Biodegradability & Disposal of Polymers (AQA A-Level Chemistry): Revision Notes

7.6.2 Biodegradability & Disposal of Polymers

Polyesters and polyamides can be broken down by hydrolysis. This means they are biodegradable.

The biodegradability of polymers depends on the types of intermolecular forces within the polymer chains.

• If a polymer has no polar bonds, it is non-biodegradable.
• If a polymer contains polar bonds, it can undergo hydrolysis by acid or base, allowing it to break down.
• The products formed during hydrolysis vary depending on whether an acid or a base is used.
• Photodegradable polymers are newly developed synthetic polymers that break down when exposed to UV light.

Types of Polymers and Their Biodegradability

Polyalkenes

• Formation: Addition polymers are produced when alkene molecules combine through an addition reaction.
• Structure: The main chain of a polyalkene consists of carbon atoms connected by strong covalent bonds.
• Properties: Since addition polymers lack polar bonds, they are inert and non-biodegradable, making them resistant to breakdown in natural environments.

Polyesters

• Structure: Polyesters contain a polar C=O bond within the ester linkage.
• Hydrolysis: Like other esters, polyesters can be broken down (hydrolysed) by acid or alkali.
  • Acid Hydrolysis: When treated with dilute acids, polyesters revert to their original dicarboxylic acids and diols.
  • Base Hydrolysis: With dilute alkalis, polyesters break down to produce dicarboxylic acid salts and diols.

Polyamides

• Structure: Polyamides also contain a polar C=O bond within the amide linkage, similar to polyesters.
• Hydrolysis:
  • Acid Hydrolysis: When polyamides are hydrolysed with dilute acids, they yield dicarboxylic acid and diamine salts.
  • Base Hydrolysis: With dilute alkalis, polyamides break down into dicarboxylic acid salts and diamines.

Hydrolysis of Polyesters

• Polyesters are hydrolysed when a strong acid or a specific enzyme is in contact with them.
• The products of the hydrolysis are the di-acids and diols they're made from.
• The $C=O$ bond in the ester link - which is polar - is broken.
• The fact they can be broken down 'naturally' (in water) means they are biodegradable.

Hydrolysis of Polyamides

• Polyamides are hydrolysed, again, by a strong acid or specific enzyme to form the dicarboxylic acids and diamines they're made from.
• The C-N bond in the amide link - which is polar - is broken.
• This (as before) means they're biodegradable.

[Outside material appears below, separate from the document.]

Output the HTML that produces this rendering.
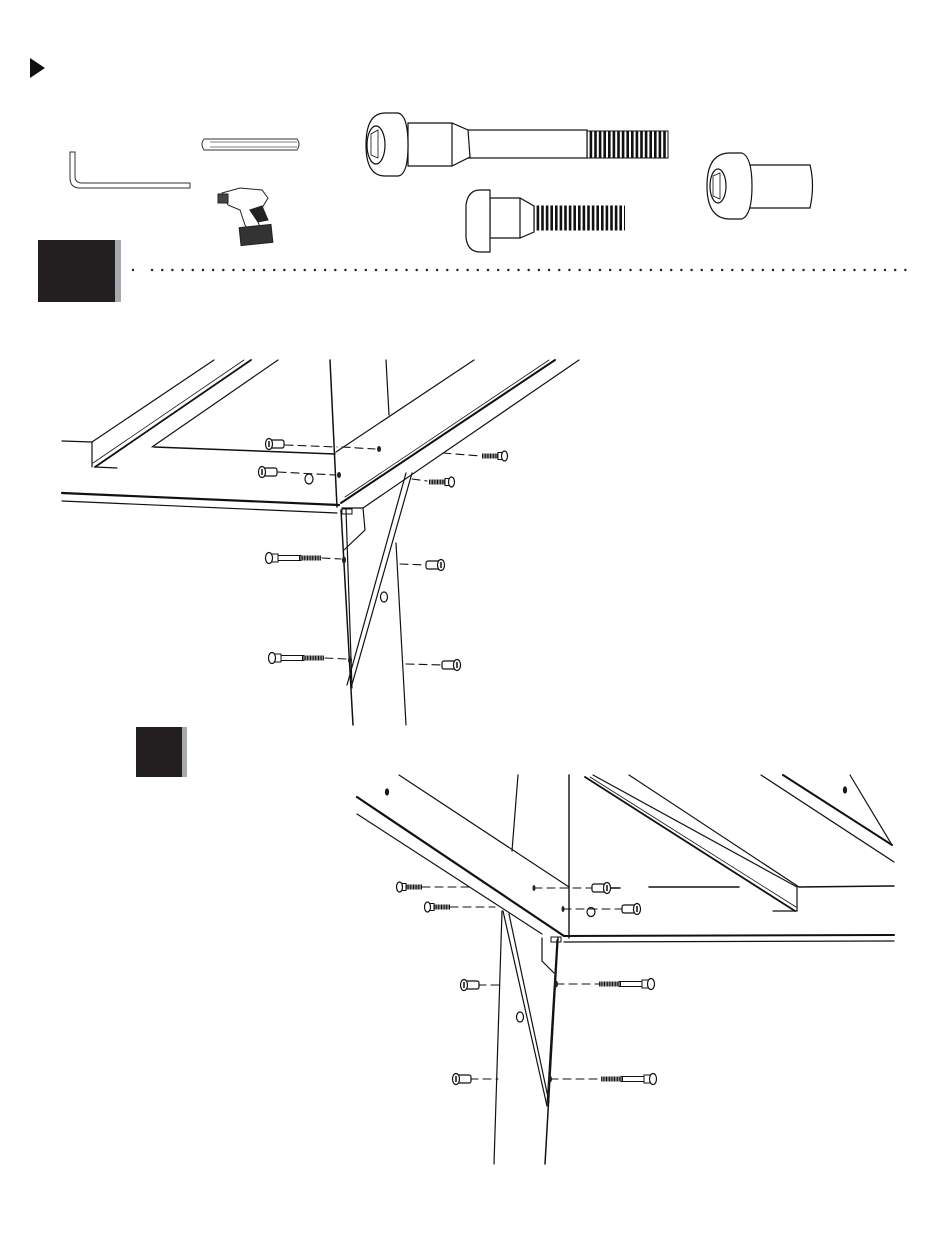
<!DOCTYPE html>
<html><head><meta charset="utf-8"><style>html,body{margin:0;padding:0;background:#fff}svg{display:block}</style></head>
<body>
<svg width="950" height="1241" viewBox="0 0 950 1241" xmlns="http://www.w3.org/2000/svg">
<defs>
  <g id="capL" fill="#fff" stroke="#111" stroke-width="1.2">
    <rect x="4" y="-4" width="15" height="8" rx="2"/>
    <ellipse cx="4" cy="0" rx="3.5" ry="5.5"/>
    <line x1="4" y1="-3" x2="4" y2="3" stroke-width="1.5"/>
  </g>
  <g id="shortL" stroke="#111">
    <line x1="9" y1="0" x2="26" y2="0" stroke-width="5" stroke-dasharray="1.1 0.5"/>
    <rect x="4" y="-3.5" width="6" height="7" fill="#fff" stroke-width="1"/>
    <ellipse cx="3.5" cy="0" rx="3" ry="5" fill="#fff" stroke-width="1.2"/>
  </g>
  <g id="longL" stroke="#111">
    <rect x="6" y="-2.5" width="30" height="5" fill="#fff" stroke-width="1"/>
    <line x1="34" y1="0" x2="56" y2="0" stroke-width="5" stroke-dasharray="1.1 0.5"/>
    <rect x="4" y="-4" width="9" height="8" fill="#fff" stroke-width="1"/>
    <ellipse cx="4" cy="0" rx="3.5" ry="5.5" fill="#fff" stroke-width="1.2"/>
  </g>
</defs>

<polygon points="30,58 45,68 30,78" fill="#111"/>

<path d="M70,152 L70,178 Q70,188 80,188 L190,188 L190,183 L82,183 Q75,183 75,176 L75,152 Z" fill="#fff" stroke="#333" stroke-width="1"/>
<path d="M204,139 L297,139 Q301,144 297,150 L204,150 Q200,144 204,139 Z" fill="#fff" stroke="#333" stroke-width="1"/>
<line x1="210" y1="142" x2="297" y2="142" stroke="#555" stroke-width="0.7"/>
<line x1="210" y1="147" x2="297" y2="147" stroke="#555" stroke-width="0.7"/>
<g stroke="#222" stroke-width="1" fill="#fff">
  <path d="M222,193 L240,188 L262,190 L268,198 L262,208 L250,210 L258,222 L262,232 L252,235 L245,225 L240,210 L228,205 Z"/>
  <rect x="240" y="226" width="32" height="18" fill="#333" transform="rotate(-6 256 235)"/>
  <path d="M250,210 L262,206 L268,220 L258,222 Z" fill="#222"/>
  <rect x="218" y="194" width="10" height="9" fill="#444"/>
</g>

<g stroke="#111" stroke-width="1.2" fill="#fff">
  <line x1="585" y1="144" x2="668" y2="144" stroke-width="27" stroke-dasharray="2.6 2"/>
  <rect x="586" y="131" width="82" height="27" fill="none" stroke-width="1"/>
  <rect x="465" y="130" width="122" height="28"/>
  <path d="M408,123 L452,123 L468,130 L470,157 L452,166 L408,166 Z"/>
  <line x1="452" y1="123" x2="452" y2="166"/>
  <path d="M398,113 Q408,115 408,145 Q408,175 398,176 L385,176 Q366,176 366,145 Q366,113 385,113 Z"/>
  <ellipse cx="376" cy="145" rx="9" ry="19"/>
  <path d="M371,134 L378,130 L378,158 L371,155 Z" stroke-width="0.8"/>
</g>
<g stroke="#111" stroke-width="1.2" fill="#fff">
  <line x1="532" y1="218" x2="625" y2="218" stroke-width="25" stroke-dasharray="2.6 2"/>
  <path d="M490,198 L520,198 L534,206 L534,232 L520,238 L490,238 Z"/>
  <line x1="520" y1="198" x2="520" y2="238"/>
  <path d="M480,190 Q468,190 466,205 L466,238 Q468,252 480,252 L490,252 L490,190 Z"/>
</g>
<g stroke="#111" stroke-width="1.2" fill="#fff">
  <path d="M745,165 L810,165 Q815,185 810,208 L745,208 Z"/>
  <path d="M742,153 Q752,157 752,186 Q752,215 742,219 L730,219 Q707,219 707,186 Q707,153 730,153 Z"/>
  <ellipse cx="718" cy="186" rx="8" ry="17"/>
  <path d="M713,176 L720,173 L720,199 L713,196 Z" stroke-width="0.8"/>
</g>

<rect x="38" y="240" width="77" height="62" fill="#231f20"/>
<rect x="115" y="240" width="6" height="62" fill="#a7a9ac"/>
<circle cx="133" cy="270" r="1.2" fill="#222"/>
<line x1="152" y1="270" x2="914" y2="270" stroke="#222" stroke-width="2.4" stroke-linecap="round" stroke-dasharray="0.1 10.08"/>

<g stroke="#111" stroke-width="1.2" fill="none" stroke-linecap="round">
  <line x1="214" y1="360" x2="92" y2="442"/>
  <line x1="251" y1="360" x2="95" y2="467" stroke-width="1.8"/>
  <line x1="244" y1="360" x2="93" y2="463" stroke-width="0.8"/>
  <line x1="278" y1="360" x2="152" y2="447"/>
  <line x1="92" y1="442" x2="92" y2="467"/>
  <line x1="95" y1="467" x2="117" y2="468"/>
  <line x1="62" y1="441" x2="92" y2="442"/>
  <line x1="154" y1="447" x2="335" y2="454" stroke-width="1.5"/>
  <line x1="62" y1="493" x2="339" y2="505" stroke-width="2.2"/>
  <line x1="62" y1="501" x2="337" y2="513"/>
  <line x1="330" y1="360" x2="337" y2="507" stroke-width="1.5"/>
  <line x1="386" y1="360" x2="389" y2="415"/>
  <line x1="336" y1="452" x2="474" y2="360"/>
  <line x1="341" y1="503" x2="555" y2="360" stroke-width="2"/>
  <line x1="345" y1="497" x2="549" y2="360" stroke-width="0.8"/>
  <line x1="363" y1="508" x2="579" y2="360"/>
  <path d="M342,508 L363,508 L365,530 L344,550"/>
  <rect x="342" y="509" width="10" height="5" stroke-width="1"/>
  <line x1="341" y1="510" x2="353" y2="725" stroke-width="1.5"/>
  <line x1="346" y1="510" x2="352" y2="688"/>
  <line x1="396" y1="543" x2="406" y2="725"/>
  <line x1="412" y1="473" x2="351" y2="688"/>
  <line x1="406" y1="473" x2="347" y2="685"/>
  <ellipse cx="384" cy="597" rx="3.5" ry="5"/>
  <ellipse cx="309" cy="479" rx="4" ry="5"/>
  <g stroke-dasharray="8 5" stroke-width="1.1">
    <line x1="285" y1="445" x2="337" y2="447"/>
    <line x1="342" y1="447" x2="375" y2="449"/>
    <line x1="278" y1="472" x2="335" y2="475"/>
    <line x1="443" y1="453" x2="481" y2="456"/>
    <line x1="412" y1="479" x2="427" y2="481"/>
    <line x1="322" y1="558" x2="341" y2="559"/>
    <line x1="400" y1="564" x2="427" y2="565"/>
    <line x1="325" y1="658" x2="346" y2="659"/>
    <line x1="406" y1="664" x2="443" y2="665"/>
  </g>
  <g fill="#222" stroke="none">
    <ellipse cx="379" cy="449" rx="2" ry="3"/>
    <ellipse cx="339" cy="475" rx="2" ry="3"/>
    <ellipse cx="344" cy="560" rx="2" ry="3.5"/>
    <ellipse cx="350" cy="660" rx="2" ry="3.5"/>
  </g>
</g>
<use href="#capL" transform="translate(265,444)"/>
<use href="#capL" transform="translate(258,472)"/>
<use href="#shortL" transform="translate(508,456) scale(-1,1)"/>
<use href="#shortL" transform="translate(455,482) scale(-1,1)"/>
<use href="#longL" transform="translate(265,558)"/>
<use href="#longL" transform="translate(268,658)"/>
<use href="#capL" transform="translate(445,565) scale(-1,1)"/>
<use href="#capL" transform="translate(461,665) scale(-1,1)"/>

<rect x="136" y="727" width="46" height="50" fill="#231f20"/>
<rect x="182" y="727" width="5" height="50" fill="#a7a9ac"/>

<g stroke="#111" stroke-width="1.2" fill="none" stroke-linecap="round">
  <line x1="399" y1="775" x2="569" y2="887"/>
  <line x1="357" y1="797" x2="564" y2="936" stroke-width="2.2"/>
  <line x1="357" y1="814" x2="542" y2="934"/>
  <line x1="569" y1="887" x2="569" y2="938" stroke-width="1.4"/>
  <ellipse cx="387" cy="792" rx="1.5" ry="3" fill="#222"/>
  <line x1="518" y1="775" x2="512" y2="851"/>
  <line x1="502" y1="911" x2="494" y2="1164"/>
  <line x1="569" y1="775" x2="569" y2="887" stroke-width="1.4"/>
  <line x1="558" y1="938" x2="545" y2="1164" stroke-width="1.5"/>
  <line x1="503" y1="911" x2="547" y2="1106"/>
  <line x1="509" y1="914" x2="549" y2="1102"/>
  <line x1="557" y1="940" x2="547" y2="1106"/>
  <path d="M542,938 L542,961 L554,973"/>
  <rect x="551" y="937" width="10" height="5" stroke-width="1"/>
  <ellipse cx="520" cy="1017" rx="3.5" ry="5"/>
  <line x1="593" y1="775" x2="797" y2="887"/>
  <line x1="585" y1="777" x2="795" y2="911" stroke-width="1.8"/>
  <line x1="590" y1="777" x2="796" y2="907" stroke-width="0.8"/>
  <line x1="629" y1="775" x2="799" y2="887"/>
  <line x1="797" y1="887" x2="797" y2="911"/>
  <line x1="773" y1="911" x2="797" y2="911"/>
  <line x1="799" y1="887" x2="894" y2="886" stroke-width="1.5"/>
  <line x1="649" y1="887" x2="739" y2="887" stroke-width="1.5"/>
  <line x1="564" y1="936" x2="894" y2="935" stroke-width="2"/>
  <line x1="564" y1="942" x2="894" y2="941"/>
  <line x1="761" y1="775" x2="894" y2="862"/>
  <line x1="783" y1="775" x2="892" y2="845" stroke-width="2"/>
  <line x1="850" y1="775" x2="892" y2="845"/>
  <ellipse cx="845" cy="790" rx="1.5" ry="3" fill="#222"/>
  <ellipse cx="591" cy="912" rx="4" ry="4.5"/>
  <g stroke-dasharray="8 5" stroke-width="1.1">
    <line x1="422" y1="887" x2="470" y2="887"/>
    <line x1="450" y1="907" x2="495" y2="907"/>
    <line x1="534" y1="888" x2="593" y2="888"/>
    <line x1="563" y1="909" x2="622" y2="909"/>
    <line x1="478" y1="985" x2="500" y2="985"/>
    <line x1="470" y1="1079" x2="498" y2="1079"/>
    <line x1="556" y1="984" x2="600" y2="984"/>
    <line x1="550" y1="1079" x2="602" y2="1079"/>
  </g>
  <line x1="609" y1="888" x2="620" y2="888" stroke-width="1.5"/>
  <g fill="#222" stroke="none">
    <ellipse cx="534" cy="888" rx="1.5" ry="3"/>
    <ellipse cx="563" cy="909" rx="1.5" ry="3"/>
    <ellipse cx="556" cy="984" rx="2" ry="3.5"/>
    <ellipse cx="550" cy="1079" rx="2" ry="3.5"/>
  </g>
</g>
<use href="#shortL" transform="translate(396,887)"/>
<use href="#shortL" transform="translate(424,907)"/>
<use href="#capL" transform="translate(611,888) scale(-1,1)"/>
<use href="#capL" transform="translate(641,909) scale(-1,1)"/>
<use href="#capL" transform="translate(460,985)"/>
<use href="#capL" transform="translate(452,1079)"/>
<use href="#longL" transform="translate(655,984) scale(-1,1)"/>
<use href="#longL" transform="translate(657,1079) scale(-1,1)"/>
</svg>
</body></html>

Disposal of Non-biodegradable Polymers

• Polyalkenes are chemically inert and NON-biodegradable (they cannot be hydrolysed)
• This is because they're saturated and have no bond polarity.
• This means their disposal is a considerable problem, they remain in the environment almost forever.
• This is the stuff a lot of plastic bags are made from.

Comparing the methods used to recycle

Method of Disposal	Advantages	Disadvantages
Disposal in landfill	• Does not produce toxic gases. • Most cost-effective.	• Limited space in landfills. • Toxins from decomposing waste can contaminate water supplies. • Releases methane ($CH₄$).
Incineration	• Saves money on transport costs. • Reduces the amount of waste sent to landfill.	• Produces toxic gases ($CO$, $HCl$, $HCN$). • Contributes to global warming. • More expensive than landfill.
Recycling	• Conserves crude oil supplies. • Reduces the amount of waste sent to landfill. • Produces less CO₂ than incineration.	• Collecting, sorting, and processing plastic is more expensive than landfill or incineration. • Plastic can be contaminated during recycling.